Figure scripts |
******

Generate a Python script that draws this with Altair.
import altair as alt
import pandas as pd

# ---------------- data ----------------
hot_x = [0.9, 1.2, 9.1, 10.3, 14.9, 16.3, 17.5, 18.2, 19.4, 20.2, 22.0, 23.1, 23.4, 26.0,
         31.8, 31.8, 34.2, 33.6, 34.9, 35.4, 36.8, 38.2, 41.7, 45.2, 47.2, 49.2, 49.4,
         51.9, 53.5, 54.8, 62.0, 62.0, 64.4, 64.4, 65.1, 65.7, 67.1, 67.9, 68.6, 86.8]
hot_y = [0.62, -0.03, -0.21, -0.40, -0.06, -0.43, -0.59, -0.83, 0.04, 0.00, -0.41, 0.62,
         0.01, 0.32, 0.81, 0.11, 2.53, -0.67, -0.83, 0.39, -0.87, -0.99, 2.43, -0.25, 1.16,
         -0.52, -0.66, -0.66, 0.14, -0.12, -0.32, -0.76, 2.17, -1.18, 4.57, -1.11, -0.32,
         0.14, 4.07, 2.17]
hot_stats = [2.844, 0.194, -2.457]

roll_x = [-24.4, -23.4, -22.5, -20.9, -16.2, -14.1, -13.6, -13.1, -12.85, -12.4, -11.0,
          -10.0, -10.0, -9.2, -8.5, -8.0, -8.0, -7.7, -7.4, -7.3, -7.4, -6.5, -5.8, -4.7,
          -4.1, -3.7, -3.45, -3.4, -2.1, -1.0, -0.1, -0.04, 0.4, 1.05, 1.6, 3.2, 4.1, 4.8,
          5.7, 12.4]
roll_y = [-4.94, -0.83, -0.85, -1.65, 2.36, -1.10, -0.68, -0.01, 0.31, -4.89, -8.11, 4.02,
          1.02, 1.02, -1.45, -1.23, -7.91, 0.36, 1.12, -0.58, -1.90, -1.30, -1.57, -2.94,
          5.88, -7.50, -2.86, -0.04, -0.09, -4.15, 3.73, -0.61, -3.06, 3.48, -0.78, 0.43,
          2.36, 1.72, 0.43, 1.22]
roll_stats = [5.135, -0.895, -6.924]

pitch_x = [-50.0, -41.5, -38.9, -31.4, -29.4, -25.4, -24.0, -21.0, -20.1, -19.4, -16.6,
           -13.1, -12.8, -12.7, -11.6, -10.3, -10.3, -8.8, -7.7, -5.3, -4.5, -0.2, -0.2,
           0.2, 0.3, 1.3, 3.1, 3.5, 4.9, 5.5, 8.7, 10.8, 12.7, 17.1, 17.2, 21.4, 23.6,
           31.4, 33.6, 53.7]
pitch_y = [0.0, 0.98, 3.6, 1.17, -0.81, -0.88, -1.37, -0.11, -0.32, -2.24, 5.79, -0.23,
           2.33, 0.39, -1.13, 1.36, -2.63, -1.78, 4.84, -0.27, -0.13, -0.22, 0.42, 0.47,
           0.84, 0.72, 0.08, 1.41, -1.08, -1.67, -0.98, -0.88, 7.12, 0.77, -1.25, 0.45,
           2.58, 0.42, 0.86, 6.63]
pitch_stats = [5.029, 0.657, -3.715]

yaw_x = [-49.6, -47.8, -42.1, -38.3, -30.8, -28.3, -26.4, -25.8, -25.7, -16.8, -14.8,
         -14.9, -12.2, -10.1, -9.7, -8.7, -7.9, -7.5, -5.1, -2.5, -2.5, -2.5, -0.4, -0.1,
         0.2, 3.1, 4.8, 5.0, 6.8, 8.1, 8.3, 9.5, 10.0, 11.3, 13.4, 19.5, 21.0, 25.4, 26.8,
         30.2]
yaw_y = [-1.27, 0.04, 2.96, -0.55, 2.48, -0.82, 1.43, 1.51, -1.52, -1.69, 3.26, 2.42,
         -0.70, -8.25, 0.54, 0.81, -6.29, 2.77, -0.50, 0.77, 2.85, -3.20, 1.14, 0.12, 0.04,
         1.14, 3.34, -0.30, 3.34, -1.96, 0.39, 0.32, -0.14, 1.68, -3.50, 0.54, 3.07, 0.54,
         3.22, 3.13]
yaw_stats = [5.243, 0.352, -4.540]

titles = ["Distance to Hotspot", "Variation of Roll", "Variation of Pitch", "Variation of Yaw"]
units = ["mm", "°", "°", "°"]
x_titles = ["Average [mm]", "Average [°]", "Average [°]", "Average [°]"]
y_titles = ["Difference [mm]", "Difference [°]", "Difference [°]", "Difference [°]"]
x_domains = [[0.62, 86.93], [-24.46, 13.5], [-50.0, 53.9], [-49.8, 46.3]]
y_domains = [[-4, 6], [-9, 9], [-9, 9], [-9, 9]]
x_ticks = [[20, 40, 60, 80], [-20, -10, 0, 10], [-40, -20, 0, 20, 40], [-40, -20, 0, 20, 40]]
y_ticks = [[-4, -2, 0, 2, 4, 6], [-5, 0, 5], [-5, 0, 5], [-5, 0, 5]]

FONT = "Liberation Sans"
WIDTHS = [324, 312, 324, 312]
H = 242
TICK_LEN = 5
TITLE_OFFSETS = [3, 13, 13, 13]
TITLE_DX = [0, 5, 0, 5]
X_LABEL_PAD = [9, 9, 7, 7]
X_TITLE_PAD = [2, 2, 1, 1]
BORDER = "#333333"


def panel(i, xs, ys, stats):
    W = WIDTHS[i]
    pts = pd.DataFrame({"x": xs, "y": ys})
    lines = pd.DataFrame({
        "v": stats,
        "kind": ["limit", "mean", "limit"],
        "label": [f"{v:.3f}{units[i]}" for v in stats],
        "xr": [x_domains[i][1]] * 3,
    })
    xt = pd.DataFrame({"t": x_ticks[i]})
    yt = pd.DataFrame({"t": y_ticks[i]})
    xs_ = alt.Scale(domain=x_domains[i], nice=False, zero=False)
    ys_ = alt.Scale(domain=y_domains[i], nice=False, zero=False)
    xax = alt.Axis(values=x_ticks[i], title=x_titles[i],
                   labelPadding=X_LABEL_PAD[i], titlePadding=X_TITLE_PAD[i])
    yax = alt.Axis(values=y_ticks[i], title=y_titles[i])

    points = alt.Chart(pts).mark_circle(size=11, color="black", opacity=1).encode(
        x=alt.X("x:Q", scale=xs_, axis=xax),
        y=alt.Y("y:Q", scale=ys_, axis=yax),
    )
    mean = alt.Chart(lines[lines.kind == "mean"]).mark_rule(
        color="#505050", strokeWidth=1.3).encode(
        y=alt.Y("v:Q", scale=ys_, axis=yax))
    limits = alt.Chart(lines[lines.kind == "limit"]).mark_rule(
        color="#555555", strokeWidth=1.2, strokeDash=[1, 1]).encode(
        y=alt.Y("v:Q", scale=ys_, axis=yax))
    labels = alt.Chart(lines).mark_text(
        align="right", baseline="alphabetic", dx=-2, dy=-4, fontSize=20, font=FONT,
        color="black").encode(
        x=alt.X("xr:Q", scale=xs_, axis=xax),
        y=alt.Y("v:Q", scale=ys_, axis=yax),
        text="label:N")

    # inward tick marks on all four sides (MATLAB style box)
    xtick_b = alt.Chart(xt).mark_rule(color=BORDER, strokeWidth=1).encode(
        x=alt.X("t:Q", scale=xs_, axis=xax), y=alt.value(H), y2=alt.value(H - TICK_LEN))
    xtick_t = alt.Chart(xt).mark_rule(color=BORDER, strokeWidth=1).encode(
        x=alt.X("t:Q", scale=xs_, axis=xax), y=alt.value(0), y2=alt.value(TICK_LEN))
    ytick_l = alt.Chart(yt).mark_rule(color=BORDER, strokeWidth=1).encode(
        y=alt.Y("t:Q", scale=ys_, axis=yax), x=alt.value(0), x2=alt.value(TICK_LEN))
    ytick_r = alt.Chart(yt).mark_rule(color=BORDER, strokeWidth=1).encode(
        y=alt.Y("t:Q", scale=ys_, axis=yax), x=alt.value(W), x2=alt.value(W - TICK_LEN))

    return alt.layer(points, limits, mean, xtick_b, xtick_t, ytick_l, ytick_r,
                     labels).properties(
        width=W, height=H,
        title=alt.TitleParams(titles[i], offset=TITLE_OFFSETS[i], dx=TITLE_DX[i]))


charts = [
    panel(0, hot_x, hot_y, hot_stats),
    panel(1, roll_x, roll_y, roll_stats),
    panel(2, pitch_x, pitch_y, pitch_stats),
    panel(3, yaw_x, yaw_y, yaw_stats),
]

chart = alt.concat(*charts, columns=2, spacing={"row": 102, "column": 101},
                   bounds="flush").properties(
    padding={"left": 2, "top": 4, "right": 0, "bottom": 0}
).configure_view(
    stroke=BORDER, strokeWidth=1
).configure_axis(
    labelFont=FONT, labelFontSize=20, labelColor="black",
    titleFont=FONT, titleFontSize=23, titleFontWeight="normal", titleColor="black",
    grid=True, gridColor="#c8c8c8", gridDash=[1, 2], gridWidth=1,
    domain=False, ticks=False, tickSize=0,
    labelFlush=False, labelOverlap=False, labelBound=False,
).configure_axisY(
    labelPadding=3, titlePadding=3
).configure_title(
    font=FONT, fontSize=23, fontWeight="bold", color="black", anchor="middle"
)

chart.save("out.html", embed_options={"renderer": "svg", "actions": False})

******

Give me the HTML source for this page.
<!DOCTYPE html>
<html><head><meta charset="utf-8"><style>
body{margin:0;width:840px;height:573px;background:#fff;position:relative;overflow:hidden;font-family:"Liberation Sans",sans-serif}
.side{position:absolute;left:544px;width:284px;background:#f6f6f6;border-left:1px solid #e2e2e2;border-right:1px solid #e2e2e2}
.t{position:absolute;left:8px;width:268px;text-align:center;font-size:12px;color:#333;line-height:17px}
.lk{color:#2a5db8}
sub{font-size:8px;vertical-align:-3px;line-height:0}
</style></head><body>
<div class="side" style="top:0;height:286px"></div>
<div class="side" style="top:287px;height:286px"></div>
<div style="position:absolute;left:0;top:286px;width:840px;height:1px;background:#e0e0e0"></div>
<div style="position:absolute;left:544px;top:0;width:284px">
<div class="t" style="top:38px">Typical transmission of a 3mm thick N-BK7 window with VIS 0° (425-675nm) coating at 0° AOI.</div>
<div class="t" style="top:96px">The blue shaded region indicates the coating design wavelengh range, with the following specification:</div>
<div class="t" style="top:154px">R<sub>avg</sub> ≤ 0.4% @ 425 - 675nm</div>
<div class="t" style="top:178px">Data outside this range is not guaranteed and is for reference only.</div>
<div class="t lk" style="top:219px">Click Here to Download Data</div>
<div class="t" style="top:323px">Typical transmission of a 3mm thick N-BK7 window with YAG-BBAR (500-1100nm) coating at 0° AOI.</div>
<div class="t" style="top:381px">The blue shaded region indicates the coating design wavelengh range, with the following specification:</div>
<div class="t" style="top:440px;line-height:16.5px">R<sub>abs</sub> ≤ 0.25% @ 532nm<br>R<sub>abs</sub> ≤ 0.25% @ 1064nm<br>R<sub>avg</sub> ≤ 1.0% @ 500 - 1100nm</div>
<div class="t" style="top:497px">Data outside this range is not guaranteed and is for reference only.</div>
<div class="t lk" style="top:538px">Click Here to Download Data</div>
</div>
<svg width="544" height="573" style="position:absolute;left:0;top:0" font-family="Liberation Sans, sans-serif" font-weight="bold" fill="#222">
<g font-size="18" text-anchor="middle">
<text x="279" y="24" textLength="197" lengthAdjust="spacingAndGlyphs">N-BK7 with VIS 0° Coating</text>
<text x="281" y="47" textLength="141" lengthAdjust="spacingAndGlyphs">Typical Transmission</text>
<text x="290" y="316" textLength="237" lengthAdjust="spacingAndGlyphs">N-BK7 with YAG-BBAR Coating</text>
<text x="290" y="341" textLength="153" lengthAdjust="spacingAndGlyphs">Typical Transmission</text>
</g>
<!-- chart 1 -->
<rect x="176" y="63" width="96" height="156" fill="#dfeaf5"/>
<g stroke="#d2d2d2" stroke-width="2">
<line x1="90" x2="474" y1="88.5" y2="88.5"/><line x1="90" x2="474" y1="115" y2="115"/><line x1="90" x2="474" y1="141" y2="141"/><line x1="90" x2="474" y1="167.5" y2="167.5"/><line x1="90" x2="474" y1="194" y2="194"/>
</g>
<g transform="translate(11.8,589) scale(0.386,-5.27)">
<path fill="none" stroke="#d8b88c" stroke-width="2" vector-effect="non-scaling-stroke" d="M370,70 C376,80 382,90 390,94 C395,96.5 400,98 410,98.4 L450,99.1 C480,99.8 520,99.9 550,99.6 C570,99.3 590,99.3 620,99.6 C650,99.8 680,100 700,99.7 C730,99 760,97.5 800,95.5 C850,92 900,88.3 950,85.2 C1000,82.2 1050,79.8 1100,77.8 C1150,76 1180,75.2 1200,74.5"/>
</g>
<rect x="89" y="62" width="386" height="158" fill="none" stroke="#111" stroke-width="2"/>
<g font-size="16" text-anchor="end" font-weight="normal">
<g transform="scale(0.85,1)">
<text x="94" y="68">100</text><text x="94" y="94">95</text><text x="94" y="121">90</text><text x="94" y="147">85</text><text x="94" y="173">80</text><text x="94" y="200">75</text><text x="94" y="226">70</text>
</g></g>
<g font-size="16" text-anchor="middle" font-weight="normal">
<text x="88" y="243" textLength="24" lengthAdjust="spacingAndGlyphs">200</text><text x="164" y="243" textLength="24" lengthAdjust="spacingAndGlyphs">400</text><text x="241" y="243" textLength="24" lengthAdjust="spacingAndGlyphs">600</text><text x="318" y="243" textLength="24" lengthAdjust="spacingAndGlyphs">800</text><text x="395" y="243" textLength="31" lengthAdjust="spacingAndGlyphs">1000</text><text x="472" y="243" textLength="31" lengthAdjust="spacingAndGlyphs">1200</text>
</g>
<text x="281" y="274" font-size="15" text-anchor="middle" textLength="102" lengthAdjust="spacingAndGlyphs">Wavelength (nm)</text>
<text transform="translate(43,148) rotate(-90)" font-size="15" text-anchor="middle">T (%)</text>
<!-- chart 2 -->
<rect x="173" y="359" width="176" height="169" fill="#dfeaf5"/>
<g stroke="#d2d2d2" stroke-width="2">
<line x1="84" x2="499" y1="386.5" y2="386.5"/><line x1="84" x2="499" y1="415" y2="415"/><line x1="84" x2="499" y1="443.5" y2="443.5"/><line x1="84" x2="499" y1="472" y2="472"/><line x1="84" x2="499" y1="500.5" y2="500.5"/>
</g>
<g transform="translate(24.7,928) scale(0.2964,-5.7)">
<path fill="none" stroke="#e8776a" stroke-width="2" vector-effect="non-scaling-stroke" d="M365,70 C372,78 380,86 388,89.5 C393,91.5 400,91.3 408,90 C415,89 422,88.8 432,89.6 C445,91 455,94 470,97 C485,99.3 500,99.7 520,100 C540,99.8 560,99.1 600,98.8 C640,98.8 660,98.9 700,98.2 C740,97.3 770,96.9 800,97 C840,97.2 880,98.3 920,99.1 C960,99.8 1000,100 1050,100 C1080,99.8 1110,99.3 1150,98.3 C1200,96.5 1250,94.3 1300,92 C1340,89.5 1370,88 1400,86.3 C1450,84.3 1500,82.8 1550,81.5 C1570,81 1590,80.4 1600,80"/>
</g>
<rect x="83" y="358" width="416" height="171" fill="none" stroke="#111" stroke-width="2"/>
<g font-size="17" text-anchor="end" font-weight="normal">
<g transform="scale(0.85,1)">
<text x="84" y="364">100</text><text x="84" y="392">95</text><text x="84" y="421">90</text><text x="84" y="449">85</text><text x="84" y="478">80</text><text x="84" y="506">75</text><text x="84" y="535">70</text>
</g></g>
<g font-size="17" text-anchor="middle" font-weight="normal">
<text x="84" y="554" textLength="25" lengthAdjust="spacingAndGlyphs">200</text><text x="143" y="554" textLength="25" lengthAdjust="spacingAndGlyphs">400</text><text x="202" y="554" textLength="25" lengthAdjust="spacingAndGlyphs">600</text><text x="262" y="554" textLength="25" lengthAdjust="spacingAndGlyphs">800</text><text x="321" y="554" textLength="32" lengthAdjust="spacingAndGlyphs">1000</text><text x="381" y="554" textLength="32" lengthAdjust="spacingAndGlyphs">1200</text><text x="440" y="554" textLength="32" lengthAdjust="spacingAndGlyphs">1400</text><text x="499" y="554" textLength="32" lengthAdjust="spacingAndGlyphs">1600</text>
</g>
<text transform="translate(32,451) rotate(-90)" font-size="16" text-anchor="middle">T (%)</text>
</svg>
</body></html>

******

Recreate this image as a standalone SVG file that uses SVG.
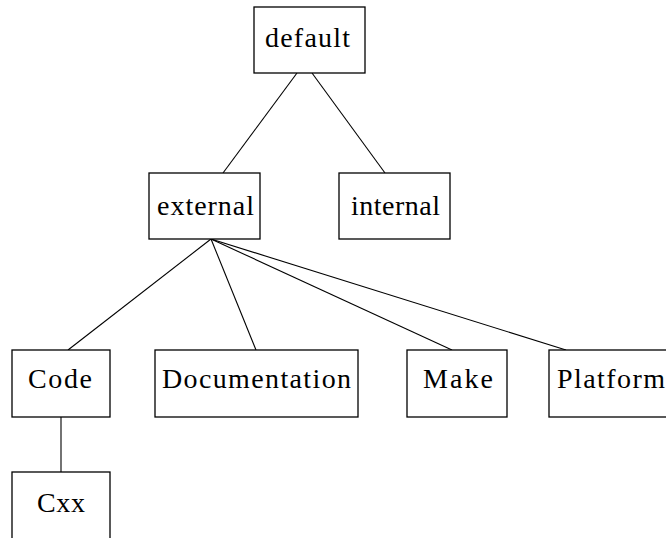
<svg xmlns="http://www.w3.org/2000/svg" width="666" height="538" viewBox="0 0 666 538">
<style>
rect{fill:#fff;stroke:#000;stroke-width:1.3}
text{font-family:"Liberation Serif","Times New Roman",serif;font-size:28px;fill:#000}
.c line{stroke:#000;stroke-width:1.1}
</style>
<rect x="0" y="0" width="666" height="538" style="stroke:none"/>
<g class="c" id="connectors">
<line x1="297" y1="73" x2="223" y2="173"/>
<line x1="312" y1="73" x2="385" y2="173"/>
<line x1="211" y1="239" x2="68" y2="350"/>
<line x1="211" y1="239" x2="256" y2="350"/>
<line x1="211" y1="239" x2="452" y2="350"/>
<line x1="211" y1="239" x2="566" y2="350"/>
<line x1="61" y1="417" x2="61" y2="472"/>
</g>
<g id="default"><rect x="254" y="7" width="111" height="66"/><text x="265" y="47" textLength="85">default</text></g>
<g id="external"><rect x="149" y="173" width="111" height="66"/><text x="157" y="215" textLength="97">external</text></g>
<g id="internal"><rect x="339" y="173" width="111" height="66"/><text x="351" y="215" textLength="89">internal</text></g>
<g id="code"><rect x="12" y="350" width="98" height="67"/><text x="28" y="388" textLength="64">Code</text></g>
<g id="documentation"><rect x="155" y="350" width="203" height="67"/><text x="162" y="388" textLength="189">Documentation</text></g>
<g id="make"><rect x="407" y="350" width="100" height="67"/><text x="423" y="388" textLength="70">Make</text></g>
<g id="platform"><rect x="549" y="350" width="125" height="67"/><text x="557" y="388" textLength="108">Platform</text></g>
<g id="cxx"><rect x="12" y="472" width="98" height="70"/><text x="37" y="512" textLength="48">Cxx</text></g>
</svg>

******

STATED GOAL | Begin with the line that has "Generate a Python" in the listing above and end after the line that has "import pandas as pd"; output those lines exactly.

FINAL RESULT |
Generate a Python script that draws this with Altair.
import altair as alt
import pandas as pd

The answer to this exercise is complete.